- [Your task]: Copy out each line of the data that holds the word "with".

+++

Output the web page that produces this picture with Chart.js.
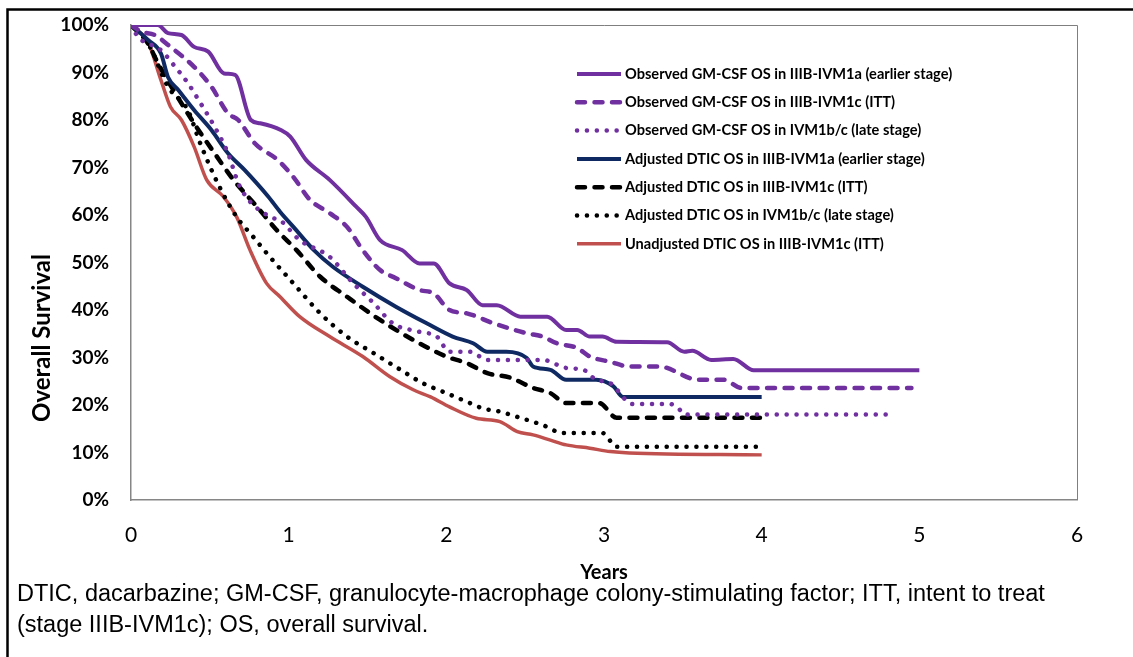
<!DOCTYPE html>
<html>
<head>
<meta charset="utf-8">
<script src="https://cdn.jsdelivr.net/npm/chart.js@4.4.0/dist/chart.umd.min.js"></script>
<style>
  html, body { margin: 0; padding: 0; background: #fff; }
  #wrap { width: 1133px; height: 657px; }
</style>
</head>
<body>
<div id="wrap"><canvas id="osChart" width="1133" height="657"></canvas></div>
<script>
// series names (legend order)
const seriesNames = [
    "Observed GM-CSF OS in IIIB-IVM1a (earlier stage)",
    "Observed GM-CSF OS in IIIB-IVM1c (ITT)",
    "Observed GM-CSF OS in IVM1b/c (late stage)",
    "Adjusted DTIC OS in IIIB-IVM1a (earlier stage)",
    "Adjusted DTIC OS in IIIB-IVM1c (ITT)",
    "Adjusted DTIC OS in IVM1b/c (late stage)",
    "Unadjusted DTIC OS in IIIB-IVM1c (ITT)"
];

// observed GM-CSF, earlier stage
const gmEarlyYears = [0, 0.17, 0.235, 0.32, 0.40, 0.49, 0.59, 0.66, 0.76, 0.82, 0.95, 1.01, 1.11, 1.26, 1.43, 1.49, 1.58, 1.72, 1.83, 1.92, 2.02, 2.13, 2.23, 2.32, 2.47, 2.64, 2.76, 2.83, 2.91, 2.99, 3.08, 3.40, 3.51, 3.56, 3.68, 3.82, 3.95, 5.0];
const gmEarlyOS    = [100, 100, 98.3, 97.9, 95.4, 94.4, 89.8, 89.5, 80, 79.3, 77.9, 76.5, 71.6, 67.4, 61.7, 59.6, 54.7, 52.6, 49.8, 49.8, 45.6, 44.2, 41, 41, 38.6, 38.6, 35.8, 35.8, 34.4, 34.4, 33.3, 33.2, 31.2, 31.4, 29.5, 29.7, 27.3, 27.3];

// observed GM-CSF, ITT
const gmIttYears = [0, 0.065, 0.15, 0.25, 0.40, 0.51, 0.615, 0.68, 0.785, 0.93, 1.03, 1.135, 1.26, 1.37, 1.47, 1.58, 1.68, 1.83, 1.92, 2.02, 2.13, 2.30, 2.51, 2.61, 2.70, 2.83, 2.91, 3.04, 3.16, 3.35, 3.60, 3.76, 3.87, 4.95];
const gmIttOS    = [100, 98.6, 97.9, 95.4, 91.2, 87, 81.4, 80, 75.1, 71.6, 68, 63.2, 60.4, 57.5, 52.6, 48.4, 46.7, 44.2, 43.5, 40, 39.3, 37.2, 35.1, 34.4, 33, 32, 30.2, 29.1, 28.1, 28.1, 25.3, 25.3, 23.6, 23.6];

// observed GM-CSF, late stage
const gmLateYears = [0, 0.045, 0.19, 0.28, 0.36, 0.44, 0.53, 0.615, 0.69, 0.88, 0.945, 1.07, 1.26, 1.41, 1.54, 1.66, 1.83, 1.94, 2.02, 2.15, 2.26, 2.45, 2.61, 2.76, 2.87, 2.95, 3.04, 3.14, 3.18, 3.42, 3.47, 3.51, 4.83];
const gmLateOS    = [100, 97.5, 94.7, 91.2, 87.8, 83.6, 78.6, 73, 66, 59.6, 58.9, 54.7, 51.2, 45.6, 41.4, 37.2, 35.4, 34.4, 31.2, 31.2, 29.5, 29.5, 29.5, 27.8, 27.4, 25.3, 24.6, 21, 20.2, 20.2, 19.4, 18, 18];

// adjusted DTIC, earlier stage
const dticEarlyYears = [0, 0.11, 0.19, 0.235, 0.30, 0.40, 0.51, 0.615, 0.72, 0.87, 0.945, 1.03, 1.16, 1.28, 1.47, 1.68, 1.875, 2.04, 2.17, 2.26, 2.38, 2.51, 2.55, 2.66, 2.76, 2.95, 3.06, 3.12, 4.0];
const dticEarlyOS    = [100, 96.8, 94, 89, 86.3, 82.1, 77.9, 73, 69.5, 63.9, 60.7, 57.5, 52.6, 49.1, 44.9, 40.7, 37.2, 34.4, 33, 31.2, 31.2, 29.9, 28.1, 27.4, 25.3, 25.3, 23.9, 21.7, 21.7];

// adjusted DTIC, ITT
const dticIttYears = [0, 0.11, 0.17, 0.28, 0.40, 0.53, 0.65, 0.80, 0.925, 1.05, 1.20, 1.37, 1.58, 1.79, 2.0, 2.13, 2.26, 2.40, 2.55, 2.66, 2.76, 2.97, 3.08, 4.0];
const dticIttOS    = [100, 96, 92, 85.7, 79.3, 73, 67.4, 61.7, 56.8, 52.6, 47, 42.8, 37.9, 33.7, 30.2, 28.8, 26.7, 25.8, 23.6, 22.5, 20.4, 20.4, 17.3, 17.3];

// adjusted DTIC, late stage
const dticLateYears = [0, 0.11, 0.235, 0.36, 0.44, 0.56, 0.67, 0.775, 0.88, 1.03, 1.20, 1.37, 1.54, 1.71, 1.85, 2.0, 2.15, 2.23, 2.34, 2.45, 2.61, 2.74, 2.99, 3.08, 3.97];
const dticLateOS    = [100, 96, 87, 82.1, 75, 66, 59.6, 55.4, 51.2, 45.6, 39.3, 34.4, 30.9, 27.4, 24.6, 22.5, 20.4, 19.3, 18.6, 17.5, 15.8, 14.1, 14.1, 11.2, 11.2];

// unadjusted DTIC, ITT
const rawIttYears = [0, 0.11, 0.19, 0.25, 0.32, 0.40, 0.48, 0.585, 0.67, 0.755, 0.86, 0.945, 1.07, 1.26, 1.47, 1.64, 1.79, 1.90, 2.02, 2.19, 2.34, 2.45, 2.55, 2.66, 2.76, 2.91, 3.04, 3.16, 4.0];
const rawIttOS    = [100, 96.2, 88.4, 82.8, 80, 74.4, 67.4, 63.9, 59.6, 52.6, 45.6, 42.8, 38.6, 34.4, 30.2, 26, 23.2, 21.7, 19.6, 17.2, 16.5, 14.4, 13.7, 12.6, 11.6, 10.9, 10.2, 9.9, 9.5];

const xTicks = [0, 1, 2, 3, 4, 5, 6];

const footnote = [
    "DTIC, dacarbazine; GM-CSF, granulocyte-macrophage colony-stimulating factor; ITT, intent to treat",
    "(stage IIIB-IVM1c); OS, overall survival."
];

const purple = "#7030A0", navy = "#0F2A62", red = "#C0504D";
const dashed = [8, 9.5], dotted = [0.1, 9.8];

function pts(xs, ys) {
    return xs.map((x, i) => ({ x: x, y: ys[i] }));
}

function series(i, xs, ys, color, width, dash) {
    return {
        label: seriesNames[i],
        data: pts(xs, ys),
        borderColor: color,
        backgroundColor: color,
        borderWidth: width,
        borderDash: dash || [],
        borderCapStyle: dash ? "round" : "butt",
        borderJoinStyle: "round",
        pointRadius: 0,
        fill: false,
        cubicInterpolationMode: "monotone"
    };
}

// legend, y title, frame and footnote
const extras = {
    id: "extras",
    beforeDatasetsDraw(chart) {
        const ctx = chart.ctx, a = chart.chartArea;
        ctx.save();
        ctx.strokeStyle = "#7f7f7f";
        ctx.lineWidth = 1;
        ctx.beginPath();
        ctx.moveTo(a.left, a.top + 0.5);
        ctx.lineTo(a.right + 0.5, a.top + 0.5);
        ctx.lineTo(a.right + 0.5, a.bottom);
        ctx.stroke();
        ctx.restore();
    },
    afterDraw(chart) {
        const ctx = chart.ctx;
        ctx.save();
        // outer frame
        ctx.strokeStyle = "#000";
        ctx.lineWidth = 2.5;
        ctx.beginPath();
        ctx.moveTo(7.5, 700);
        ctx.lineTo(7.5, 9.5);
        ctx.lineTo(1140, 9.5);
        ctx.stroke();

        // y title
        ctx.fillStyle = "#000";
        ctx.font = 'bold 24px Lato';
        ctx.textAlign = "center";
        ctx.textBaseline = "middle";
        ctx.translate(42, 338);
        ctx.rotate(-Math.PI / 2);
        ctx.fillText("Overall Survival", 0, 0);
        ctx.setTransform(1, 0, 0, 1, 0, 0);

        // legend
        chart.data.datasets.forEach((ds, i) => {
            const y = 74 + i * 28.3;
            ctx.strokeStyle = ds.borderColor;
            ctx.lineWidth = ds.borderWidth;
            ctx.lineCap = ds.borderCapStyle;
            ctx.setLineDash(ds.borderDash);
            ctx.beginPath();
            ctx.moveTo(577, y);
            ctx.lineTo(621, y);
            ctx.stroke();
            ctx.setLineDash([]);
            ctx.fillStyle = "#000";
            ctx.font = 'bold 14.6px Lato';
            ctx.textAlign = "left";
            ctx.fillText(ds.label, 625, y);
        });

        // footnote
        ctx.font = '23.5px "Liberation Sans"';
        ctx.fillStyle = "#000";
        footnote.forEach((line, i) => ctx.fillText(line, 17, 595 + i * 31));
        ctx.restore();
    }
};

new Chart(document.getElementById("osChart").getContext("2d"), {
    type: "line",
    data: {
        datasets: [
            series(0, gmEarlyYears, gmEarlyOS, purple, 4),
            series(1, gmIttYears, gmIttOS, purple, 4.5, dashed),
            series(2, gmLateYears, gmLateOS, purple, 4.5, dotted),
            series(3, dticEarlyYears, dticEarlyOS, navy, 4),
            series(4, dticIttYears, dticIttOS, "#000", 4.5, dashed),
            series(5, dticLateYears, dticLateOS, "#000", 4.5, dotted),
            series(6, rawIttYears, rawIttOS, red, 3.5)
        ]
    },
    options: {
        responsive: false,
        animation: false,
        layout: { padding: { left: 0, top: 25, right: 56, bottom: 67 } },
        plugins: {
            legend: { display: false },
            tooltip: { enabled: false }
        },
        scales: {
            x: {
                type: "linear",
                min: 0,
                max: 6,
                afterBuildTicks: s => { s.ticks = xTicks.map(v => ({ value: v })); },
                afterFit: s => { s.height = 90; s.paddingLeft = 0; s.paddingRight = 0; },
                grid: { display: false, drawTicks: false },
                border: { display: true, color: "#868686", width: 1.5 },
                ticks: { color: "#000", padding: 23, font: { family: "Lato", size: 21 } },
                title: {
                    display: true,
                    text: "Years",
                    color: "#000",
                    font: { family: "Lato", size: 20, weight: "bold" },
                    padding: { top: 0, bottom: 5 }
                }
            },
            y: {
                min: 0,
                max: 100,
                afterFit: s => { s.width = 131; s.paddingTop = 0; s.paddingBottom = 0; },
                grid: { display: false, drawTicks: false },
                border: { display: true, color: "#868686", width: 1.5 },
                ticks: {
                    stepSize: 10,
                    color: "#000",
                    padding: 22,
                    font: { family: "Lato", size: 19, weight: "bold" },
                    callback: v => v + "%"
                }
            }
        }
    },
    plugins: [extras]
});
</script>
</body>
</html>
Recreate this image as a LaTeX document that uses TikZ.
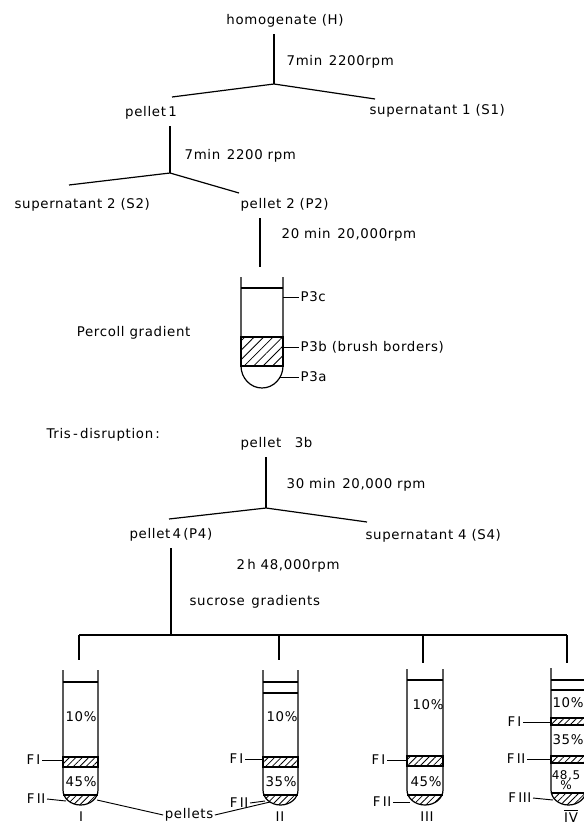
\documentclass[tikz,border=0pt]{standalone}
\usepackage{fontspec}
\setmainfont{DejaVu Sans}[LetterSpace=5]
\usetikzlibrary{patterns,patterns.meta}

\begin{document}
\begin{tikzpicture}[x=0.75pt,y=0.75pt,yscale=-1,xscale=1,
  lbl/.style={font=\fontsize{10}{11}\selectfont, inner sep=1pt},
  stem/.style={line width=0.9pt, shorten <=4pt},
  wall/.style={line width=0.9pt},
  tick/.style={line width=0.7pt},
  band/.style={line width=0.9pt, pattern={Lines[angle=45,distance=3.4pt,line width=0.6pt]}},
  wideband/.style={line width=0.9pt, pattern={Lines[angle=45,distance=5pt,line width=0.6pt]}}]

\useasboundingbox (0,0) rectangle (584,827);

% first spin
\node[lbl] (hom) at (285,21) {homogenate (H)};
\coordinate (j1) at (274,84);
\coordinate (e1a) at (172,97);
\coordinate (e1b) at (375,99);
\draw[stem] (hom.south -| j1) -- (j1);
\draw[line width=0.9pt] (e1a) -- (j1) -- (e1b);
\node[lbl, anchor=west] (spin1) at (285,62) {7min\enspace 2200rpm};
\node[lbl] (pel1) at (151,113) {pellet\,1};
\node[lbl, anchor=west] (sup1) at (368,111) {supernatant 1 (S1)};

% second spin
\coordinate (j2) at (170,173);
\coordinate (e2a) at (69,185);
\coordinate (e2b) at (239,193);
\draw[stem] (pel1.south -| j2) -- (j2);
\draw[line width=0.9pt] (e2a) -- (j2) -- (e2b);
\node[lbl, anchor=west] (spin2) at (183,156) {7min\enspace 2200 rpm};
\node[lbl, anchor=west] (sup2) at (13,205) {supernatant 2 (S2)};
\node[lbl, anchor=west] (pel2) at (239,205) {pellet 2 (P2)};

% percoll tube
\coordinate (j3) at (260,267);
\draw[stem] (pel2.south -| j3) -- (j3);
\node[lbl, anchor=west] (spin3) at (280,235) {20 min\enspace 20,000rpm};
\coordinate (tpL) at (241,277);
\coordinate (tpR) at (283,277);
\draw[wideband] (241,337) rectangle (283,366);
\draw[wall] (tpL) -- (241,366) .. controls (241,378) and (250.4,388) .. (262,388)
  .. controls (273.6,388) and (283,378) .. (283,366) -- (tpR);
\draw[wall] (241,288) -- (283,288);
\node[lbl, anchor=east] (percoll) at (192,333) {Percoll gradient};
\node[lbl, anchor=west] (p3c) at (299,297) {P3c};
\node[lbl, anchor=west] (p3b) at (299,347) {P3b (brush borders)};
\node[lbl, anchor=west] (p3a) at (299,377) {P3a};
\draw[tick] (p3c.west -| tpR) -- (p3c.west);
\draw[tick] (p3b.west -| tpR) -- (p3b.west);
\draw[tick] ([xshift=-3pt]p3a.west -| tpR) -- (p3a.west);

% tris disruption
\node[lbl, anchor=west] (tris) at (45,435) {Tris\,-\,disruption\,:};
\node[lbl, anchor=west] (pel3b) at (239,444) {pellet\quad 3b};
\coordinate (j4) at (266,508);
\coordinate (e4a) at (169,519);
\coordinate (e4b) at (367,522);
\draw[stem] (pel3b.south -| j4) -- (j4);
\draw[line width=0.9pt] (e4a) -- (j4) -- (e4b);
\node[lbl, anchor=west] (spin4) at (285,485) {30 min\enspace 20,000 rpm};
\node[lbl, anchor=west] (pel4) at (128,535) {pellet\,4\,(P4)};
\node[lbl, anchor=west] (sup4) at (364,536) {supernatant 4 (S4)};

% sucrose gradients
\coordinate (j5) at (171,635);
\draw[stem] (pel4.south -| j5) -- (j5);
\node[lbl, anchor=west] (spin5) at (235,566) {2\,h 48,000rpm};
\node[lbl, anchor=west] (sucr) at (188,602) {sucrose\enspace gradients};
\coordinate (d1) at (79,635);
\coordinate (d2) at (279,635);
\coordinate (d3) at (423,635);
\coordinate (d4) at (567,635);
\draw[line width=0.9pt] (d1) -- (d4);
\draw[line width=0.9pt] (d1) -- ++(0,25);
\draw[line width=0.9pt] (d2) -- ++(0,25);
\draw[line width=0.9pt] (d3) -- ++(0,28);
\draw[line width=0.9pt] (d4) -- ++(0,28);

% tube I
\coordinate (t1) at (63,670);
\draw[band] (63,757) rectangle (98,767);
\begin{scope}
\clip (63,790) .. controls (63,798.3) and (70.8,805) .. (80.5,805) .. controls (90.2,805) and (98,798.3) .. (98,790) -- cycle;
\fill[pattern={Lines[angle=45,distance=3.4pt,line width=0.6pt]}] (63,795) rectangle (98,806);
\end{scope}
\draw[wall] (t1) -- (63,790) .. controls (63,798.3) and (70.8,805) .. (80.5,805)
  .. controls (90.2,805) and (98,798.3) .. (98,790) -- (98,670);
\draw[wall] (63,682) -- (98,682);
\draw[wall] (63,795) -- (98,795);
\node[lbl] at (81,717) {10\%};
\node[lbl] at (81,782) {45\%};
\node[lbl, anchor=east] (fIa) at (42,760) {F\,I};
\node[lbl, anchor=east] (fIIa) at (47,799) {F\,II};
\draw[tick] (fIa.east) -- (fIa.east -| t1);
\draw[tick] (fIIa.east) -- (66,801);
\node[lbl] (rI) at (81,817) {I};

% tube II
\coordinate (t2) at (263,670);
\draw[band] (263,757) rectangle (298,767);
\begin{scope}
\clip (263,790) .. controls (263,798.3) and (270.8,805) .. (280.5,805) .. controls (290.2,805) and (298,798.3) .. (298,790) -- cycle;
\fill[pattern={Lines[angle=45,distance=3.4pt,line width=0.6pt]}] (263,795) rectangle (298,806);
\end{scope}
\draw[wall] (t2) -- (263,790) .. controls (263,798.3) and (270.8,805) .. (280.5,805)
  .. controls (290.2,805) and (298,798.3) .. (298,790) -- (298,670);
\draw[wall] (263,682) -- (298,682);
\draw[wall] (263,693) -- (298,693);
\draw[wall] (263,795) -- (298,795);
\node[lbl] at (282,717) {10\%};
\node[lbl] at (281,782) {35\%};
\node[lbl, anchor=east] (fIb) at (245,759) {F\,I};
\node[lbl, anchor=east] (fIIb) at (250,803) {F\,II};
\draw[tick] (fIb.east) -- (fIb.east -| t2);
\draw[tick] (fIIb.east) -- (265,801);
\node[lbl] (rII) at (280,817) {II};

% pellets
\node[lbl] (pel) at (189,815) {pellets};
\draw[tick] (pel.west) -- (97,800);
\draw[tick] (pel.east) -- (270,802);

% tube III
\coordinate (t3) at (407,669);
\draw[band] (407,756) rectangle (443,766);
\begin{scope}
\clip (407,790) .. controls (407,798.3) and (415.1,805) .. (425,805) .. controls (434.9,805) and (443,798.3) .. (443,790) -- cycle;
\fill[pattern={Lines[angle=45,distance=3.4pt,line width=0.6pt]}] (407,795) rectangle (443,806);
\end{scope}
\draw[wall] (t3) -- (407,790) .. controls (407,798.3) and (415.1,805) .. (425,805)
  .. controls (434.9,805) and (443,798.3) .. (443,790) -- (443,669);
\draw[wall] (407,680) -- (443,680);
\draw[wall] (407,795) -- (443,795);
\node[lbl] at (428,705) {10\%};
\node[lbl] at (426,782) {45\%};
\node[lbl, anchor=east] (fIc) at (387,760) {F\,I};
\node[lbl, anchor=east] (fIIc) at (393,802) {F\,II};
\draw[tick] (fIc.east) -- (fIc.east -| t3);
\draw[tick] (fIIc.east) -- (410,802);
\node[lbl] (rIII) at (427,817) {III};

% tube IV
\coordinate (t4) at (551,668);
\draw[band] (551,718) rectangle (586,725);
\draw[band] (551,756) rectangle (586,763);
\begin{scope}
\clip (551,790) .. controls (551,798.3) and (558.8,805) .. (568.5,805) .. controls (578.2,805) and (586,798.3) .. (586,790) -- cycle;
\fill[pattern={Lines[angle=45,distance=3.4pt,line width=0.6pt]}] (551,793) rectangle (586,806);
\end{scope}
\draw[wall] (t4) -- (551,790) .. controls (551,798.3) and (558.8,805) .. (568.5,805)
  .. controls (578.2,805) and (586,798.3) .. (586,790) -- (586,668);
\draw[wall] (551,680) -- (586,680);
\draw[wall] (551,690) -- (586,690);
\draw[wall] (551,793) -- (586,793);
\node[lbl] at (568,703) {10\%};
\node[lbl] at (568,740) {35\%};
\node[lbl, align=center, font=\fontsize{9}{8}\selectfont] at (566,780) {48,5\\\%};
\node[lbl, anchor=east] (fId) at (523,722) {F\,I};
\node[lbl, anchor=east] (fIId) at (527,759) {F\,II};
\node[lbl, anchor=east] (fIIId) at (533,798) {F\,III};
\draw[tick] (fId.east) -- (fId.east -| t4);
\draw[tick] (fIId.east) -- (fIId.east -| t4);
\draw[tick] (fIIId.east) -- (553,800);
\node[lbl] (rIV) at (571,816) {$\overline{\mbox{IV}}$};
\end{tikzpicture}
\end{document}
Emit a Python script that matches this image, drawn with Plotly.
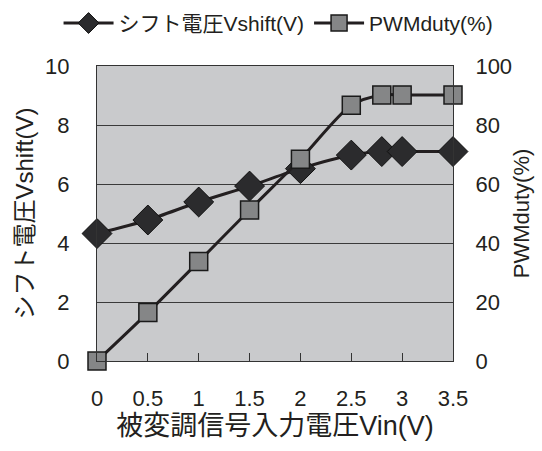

+++

- [Completed task]:
Output the web page that produces this picture with Chart.js.
Emit a Python script that matches this image, drawn with Plotly.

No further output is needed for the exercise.